Now out of power the BJP once again brought the demand for full statehood for Delhi to the fore. In fact, the BJP-led NDA government at the Centre prepared a draft Delhi Reorganisation Bill in 1998 (with Sahib Singh Verma leading the draft preparation) that proposed full statehood for Delhi minus the NDMC (New Delhi Municipal Corporation) area. The bill stated that while the centre would have control over public order and police for the entire city, it will have a say on the subjects of land and local government only for the NDMC area and the Delhi government would have jurisdiction on land and local government of the rest of Delhi.

The demand for statehood reached its high point in 2003 when the then Deputy Prime Minister L.K. Advani tabled the State of Delhi Bill, 2003, which promised ‘statehood with maximum autonomy’ for Delhi.[30] The Constitutional Amendment (102) Bill intended to repeal two constraining articles: 239AA and 239AB. After its introduction, the bill was moved to Standing Committee for further deliberations. With the BJP losing Delhi assembly elections in December 2003 and the general elections later, the statehood bill died prematurely.

However, BJP maintained its position on statehood all through the term of the Congress-led United Progressive Alliance (UPA) governments during 2004–14. It put full statehood as its top agenda in its 2013 election manifesto. But the moment the NDA government of Narendra Modi assumed office, the party dropped the statehood demand from its Vision Document in the 2015 assembly elections, an unprecedented move in four decades of the party’s vocal advocacy.
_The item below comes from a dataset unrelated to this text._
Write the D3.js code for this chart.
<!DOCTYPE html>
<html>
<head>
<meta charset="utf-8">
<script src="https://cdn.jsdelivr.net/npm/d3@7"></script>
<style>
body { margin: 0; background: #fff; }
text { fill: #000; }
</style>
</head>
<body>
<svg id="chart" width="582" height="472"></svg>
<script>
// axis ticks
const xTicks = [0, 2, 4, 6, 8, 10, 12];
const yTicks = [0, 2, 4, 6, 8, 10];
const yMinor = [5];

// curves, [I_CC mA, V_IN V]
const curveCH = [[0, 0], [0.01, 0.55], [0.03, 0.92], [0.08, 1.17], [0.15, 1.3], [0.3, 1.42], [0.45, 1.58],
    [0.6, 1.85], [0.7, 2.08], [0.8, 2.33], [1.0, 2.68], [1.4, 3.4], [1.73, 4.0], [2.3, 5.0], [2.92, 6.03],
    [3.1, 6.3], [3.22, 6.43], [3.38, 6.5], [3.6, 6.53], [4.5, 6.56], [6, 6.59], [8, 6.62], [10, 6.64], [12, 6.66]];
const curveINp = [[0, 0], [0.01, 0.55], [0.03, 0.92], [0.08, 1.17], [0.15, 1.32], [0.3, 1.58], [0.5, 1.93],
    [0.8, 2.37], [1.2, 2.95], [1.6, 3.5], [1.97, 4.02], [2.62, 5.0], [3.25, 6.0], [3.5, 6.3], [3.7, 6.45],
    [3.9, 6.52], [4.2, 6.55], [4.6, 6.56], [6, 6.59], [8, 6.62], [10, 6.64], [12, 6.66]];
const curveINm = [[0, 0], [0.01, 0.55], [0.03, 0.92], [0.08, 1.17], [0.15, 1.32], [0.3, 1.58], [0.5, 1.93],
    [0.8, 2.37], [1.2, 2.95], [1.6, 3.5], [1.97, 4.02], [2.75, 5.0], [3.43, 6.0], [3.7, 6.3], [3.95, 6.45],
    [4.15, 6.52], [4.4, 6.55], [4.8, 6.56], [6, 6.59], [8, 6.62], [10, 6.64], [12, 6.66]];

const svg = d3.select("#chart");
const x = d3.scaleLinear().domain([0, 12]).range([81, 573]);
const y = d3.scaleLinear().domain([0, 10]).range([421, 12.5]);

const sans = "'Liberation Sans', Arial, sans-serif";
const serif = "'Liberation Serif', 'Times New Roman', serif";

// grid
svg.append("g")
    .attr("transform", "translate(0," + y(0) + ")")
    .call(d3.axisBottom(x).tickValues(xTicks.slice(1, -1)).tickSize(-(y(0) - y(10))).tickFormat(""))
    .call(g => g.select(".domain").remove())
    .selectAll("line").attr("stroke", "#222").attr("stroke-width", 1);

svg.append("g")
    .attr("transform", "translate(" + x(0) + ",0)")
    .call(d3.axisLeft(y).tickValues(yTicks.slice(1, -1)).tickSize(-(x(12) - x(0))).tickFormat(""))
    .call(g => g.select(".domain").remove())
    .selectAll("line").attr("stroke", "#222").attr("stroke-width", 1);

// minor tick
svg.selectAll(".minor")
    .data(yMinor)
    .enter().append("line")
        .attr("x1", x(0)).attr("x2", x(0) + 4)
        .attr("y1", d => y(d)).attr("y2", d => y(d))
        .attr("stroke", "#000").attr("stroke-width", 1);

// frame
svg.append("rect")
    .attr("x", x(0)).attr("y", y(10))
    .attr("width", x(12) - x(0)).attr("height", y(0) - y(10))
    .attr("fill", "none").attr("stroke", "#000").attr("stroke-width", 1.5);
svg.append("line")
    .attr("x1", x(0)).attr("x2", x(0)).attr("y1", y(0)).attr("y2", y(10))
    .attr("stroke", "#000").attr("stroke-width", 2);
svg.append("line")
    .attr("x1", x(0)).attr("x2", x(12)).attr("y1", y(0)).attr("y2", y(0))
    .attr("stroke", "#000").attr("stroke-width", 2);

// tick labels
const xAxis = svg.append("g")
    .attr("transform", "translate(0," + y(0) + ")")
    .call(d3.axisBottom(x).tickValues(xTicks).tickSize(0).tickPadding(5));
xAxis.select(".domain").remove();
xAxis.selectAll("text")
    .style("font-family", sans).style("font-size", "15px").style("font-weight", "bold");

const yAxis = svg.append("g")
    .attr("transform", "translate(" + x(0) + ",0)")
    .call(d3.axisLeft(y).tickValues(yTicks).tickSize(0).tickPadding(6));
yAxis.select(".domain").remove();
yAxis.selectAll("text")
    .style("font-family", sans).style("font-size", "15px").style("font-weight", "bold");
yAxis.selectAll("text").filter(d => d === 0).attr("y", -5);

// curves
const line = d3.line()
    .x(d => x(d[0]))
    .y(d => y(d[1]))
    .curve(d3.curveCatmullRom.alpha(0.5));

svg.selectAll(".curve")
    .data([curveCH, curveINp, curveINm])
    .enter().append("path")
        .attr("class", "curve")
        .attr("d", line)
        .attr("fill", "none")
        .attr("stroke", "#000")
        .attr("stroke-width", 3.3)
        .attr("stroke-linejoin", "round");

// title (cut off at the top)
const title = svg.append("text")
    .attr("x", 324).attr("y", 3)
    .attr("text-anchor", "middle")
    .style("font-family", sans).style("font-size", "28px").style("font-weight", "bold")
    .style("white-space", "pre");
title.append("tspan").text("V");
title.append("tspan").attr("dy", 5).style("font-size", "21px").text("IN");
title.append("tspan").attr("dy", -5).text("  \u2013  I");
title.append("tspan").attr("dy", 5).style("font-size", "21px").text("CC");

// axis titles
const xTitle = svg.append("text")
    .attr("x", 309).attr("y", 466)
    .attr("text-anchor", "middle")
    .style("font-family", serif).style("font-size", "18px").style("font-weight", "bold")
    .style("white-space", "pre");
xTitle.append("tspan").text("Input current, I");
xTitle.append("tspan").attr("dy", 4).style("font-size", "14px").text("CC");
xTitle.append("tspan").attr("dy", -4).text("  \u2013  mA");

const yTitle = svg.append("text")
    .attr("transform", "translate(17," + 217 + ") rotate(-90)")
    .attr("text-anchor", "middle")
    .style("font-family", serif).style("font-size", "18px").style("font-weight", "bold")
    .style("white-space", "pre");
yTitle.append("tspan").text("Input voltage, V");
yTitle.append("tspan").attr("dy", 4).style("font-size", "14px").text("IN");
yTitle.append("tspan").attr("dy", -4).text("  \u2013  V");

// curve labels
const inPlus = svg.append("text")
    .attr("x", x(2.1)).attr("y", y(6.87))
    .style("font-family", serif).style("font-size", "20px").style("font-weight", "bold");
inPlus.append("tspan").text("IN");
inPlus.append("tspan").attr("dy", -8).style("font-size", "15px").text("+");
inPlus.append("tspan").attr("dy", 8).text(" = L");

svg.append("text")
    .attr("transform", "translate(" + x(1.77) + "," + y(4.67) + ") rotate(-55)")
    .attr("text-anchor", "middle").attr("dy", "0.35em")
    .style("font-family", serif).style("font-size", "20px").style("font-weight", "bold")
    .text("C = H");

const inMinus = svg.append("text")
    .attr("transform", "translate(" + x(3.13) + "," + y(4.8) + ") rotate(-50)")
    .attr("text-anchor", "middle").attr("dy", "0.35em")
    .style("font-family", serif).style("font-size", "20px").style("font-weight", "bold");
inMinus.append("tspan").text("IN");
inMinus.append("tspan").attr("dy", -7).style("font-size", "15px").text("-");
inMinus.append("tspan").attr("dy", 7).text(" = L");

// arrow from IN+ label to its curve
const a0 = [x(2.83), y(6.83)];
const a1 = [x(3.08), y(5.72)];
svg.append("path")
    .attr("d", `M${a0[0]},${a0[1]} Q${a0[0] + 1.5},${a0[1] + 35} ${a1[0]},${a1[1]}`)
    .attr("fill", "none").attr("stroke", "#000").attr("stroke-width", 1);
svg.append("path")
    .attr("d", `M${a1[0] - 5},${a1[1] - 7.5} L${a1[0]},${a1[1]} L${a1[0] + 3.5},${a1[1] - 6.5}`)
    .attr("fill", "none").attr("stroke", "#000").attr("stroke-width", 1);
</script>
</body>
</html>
Curiously the Vision Document was prepared by another Delhi leader and Modi’s most trusted confidant then late Arun Jaitley.

Since then, the BJP-led government at the centre has completely shunned the idea of statehood (and has taken the complete opposite stance at the Supreme Court hearing on statehood, something that goes against the party’s original stance.

And now it has also introduced a Bill which would curtail even the limited powers that the Delhi government and state assembly bestowed upon it by the 69th amendment to the Constitutiion.